**MATERIAL**
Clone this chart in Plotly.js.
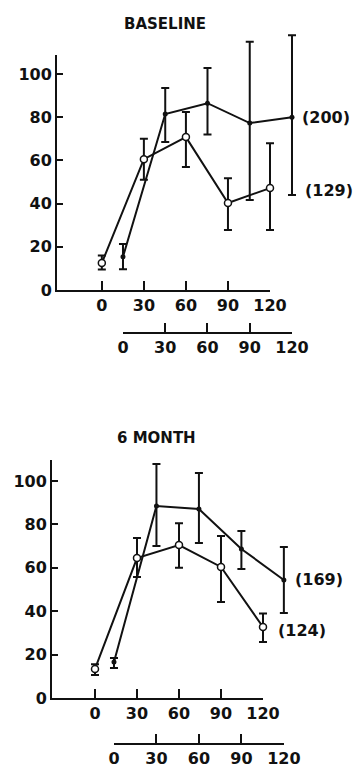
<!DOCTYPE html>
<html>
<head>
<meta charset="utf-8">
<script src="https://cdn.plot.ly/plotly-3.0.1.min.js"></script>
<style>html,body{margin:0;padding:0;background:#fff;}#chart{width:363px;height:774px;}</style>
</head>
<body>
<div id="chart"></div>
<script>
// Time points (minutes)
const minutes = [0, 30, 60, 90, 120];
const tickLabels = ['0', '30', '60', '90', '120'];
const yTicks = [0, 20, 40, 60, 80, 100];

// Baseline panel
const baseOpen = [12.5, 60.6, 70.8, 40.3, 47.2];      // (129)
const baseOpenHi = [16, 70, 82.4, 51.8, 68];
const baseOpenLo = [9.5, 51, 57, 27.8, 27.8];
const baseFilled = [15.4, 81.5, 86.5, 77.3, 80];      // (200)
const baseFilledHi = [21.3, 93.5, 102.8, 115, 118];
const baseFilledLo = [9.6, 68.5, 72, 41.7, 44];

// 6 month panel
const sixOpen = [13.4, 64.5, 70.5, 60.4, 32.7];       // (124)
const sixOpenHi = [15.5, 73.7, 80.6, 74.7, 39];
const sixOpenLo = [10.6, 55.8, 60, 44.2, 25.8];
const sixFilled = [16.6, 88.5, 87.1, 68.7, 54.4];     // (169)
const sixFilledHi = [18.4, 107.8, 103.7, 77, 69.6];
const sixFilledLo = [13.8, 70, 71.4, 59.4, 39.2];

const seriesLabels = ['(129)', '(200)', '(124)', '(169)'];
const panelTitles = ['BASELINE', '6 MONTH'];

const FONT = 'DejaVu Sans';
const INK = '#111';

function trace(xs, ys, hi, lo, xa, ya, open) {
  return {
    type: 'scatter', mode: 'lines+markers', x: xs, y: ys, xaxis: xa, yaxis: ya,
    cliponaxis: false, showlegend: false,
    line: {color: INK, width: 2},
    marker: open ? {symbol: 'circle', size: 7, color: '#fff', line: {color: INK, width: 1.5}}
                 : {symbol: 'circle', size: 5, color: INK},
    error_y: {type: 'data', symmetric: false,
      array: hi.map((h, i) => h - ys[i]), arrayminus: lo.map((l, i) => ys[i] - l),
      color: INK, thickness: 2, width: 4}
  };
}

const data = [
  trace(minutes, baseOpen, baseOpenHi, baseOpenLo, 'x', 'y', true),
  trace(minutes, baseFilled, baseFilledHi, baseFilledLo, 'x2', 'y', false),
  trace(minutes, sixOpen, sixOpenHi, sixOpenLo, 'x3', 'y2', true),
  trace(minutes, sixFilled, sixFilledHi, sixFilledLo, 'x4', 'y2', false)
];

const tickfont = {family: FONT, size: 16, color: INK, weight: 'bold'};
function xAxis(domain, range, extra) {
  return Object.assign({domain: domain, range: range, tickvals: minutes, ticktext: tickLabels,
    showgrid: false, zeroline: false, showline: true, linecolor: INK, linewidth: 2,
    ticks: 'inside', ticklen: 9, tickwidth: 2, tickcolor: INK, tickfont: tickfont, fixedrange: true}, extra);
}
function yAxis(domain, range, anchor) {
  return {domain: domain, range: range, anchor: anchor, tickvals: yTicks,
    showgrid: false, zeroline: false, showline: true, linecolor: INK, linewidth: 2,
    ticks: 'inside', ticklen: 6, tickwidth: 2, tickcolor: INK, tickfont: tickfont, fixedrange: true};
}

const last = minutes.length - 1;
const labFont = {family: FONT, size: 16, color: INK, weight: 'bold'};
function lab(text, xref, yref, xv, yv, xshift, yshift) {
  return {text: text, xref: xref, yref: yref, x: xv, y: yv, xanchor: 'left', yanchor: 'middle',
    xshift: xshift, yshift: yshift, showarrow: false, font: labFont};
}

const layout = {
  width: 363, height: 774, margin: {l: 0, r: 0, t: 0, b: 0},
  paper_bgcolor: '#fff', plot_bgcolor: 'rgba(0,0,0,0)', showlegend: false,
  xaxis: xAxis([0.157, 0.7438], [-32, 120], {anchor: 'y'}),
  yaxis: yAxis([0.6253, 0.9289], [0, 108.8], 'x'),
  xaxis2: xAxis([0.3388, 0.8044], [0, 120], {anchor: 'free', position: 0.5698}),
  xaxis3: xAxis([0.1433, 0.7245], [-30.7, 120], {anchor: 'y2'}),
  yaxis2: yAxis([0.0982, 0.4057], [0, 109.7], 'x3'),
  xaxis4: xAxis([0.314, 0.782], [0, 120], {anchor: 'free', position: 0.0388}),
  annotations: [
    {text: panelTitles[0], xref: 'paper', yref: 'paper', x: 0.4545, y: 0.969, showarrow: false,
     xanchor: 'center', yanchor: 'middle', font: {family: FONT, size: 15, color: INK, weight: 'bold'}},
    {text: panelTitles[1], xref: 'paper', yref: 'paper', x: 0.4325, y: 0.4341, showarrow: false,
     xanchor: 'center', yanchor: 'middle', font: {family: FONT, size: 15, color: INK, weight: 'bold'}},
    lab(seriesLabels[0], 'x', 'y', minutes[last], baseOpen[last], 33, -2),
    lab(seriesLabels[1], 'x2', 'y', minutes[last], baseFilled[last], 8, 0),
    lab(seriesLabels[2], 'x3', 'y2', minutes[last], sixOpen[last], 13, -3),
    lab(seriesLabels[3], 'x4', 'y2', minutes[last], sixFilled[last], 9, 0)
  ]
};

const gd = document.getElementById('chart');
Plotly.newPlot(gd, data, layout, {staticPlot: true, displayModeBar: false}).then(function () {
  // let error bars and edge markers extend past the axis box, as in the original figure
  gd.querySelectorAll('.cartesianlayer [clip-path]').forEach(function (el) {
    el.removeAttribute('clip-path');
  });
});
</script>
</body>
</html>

**WRITTEN PROBLEM**
Write out again every line above exactly as given; the pictures do not belong in the copy.

**EXERCISE RESULT**
Clone this chart in Plotly.js.
<!DOCTYPE html>
<html>
<head>
<meta charset="utf-8">
<script src="https://cdn.plot.ly/plotly-3.0.1.min.js"></script>
<style>html,body{margin:0;padding:0;background:#fff;}#chart{width:363px;height:774px;}</style>
</head>
<body>
<div id="chart"></div>
<script>
// Time points (minutes)
const minutes = [0, 30, 60, 90, 120];
const tickLabels = ['0', '30', '60', '90', '120'];
const yTicks = [0, 20, 40, 60, 80, 100];

// Baseline panel
const baseOpen = [12.5, 60.6, 70.8, 40.3, 47.2];      // (129)
const baseOpenHi = [16, 70, 82.4, 51.8, 68];
const baseOpenLo = [9.5, 51, 57, 27.8, 27.8];
const baseFilled = [15.4, 81.5, 86.5, 77.3, 80];      // (200)
const baseFilledHi = [21.3, 93.5, 102.8, 115, 118];
const baseFilledLo = [9.6, 68.5, 72, 41.7, 44];

// 6 month panel
const sixOpen = [13.4, 64.5, 70.5, 60.4, 32.7];       // (124)
const sixOpenHi = [15.5, 73.7, 80.6, 74.7, 39];
const sixOpenLo = [10.6, 55.8, 60, 44.2, 25.8];
const sixFilled = [16.6, 88.5, 87.1, 68.7, 54.4];     // (169)
const sixFilledHi = [18.4, 107.8, 103.7, 77, 69.6];
const sixFilledLo = [13.8, 70, 71.4, 59.4, 39.2];

const seriesLabels = ['(129)', '(200)', '(124)', '(169)'];
const panelTitles = ['BASELINE', '6 MONTH'];

const FONT = 'DejaVu Sans';
const INK = '#111';

function trace(xs, ys, hi, lo, xa, ya, open) {
  return {
    type: 'scatter', mode: 'lines+markers', x: xs, y: ys, xaxis: xa, yaxis: ya,
    cliponaxis: false, showlegend: false,
    line: {color: INK, width: 2},
    marker: open ? {symbol: 'circle', size: 7, color: '#fff', line: {color: INK, width: 1.5}}
                 : {symbol: 'circle', size: 5, color: INK},
    error_y: {type: 'data', symmetric: false,
      array: hi.map((h, i) => h - ys[i]), arrayminus: lo.map((l, i) => ys[i] - l),
      color: INK, thickness: 2, width: 4}
  };
}

const data = [
  trace(minutes, baseOpen, baseOpenHi, baseOpenLo, 'x', 'y', true),
  trace(minutes, baseFilled, baseFilledHi, baseFilledLo, 'x2', 'y', false),
  trace(minutes, sixOpen, sixOpenHi, sixOpenLo, 'x3', 'y2', true),
  trace(minutes, sixFilled, sixFilledHi, sixFilledLo, 'x4', 'y2', false)
];

const tickfont = {family: FONT, size: 16, color: INK, weight: 'bold'};
function xAxis(domain, range, extra) {
  return Object.assign({domain: domain, range: range, tickvals: minutes, ticktext: tickLabels,
    showgrid: false, zeroline: false, showline: true, linecolor: INK, linewidth: 2,
    ticks: 'inside', ticklen: 9, tickwidth: 2, tickcolor: INK, tickfont: tickfont, fixedrange: true}, extra);
}
function yAxis(domain, range, anchor) {
  return {domain: domain, range: range, anchor: anchor, tickvals: yTicks,
    showgrid: false, zeroline: false, showline: true, linecolor: INK, linewidth: 2,
    ticks: 'inside', ticklen: 6, tickwidth: 2, tickcolor: INK, tickfont: tickfont, fixedrange: true};
}

const last = minutes.length - 1;
const labFont = {family: FONT, size: 16, color: INK, weight: 'bold'};
function lab(text, xref, yref, xv, yv, xshift, yshift) {
  return {text: text, xref: xref, yref: yref, x: xv, y: yv, xanchor: 'left', yanchor: 'middle',
    xshift: xshift, yshift: yshift, showarrow: false, font: labFont};
}

const layout = {
  width: 363, height: 774, margin: {l: 0, r: 0, t: 0, b: 0},
  paper_bgcolor: '#fff', plot_bgcolor: 'rgba(0,0,0,0)', showlegend: false,
  xaxis: xAxis([0.157, 0.7438], [-32, 120], {anchor: 'y'}),
  yaxis: yAxis([0.6253, 0.9289], [0, 108.8], 'x'),
  xaxis2: xAxis([0.3388, 0.8044], [0, 120], {anchor: 'free', position: 0.5698}),
  xaxis3: xAxis([0.1433, 0.7245], [-30.7, 120], {anchor: 'y2'}),
  yaxis2: yAxis([0.0982, 0.4057], [0, 109.7], 'x3'),
  xaxis4: xAxis([0.314, 0.782], [0, 120], {anchor: 'free', position: 0.0388}),
  annotations: [
    {text: panelTitles[0], xref: 'paper', yref: 'paper', x: 0.4545, y: 0.969, showarrow: false,
     xanchor: 'center', yanchor: 'middle', font: {family: FONT, size: 15, color: INK, weight: 'bold'}},
    {text: panelTitles[1], xref: 'paper', yref: 'paper', x: 0.4325, y: 0.4341, showarrow: false,
     xanchor: 'center', yanchor: 'middle', font: {family: FONT, size: 15, color: INK, weight: 'bold'}},
    lab(seriesLabels[0], 'x', 'y', minutes[last], baseOpen[last], 33, -2),
    lab(seriesLabels[1], 'x2', 'y', minutes[last], baseFilled[last], 8, 0),
    lab(seriesLabels[2], 'x3', 'y2', minutes[last], sixOpen[last], 13, -3),
    lab(seriesLabels[3], 'x4', 'y2', minutes[last], sixFilled[last], 9, 0)
  ]
};

const gd = document.getElementById('chart');
Plotly.newPlot(gd, data, layout, {staticPlot: true, displayModeBar: false}).then(function () {
  // let error bars and edge markers extend past the axis box, as in the original figure
  gd.querySelectorAll('.cartesianlayer [clip-path]').forEach(function (el) {
    el.removeAttribute('clip-path');
  });
});
</script>
</body>
</html>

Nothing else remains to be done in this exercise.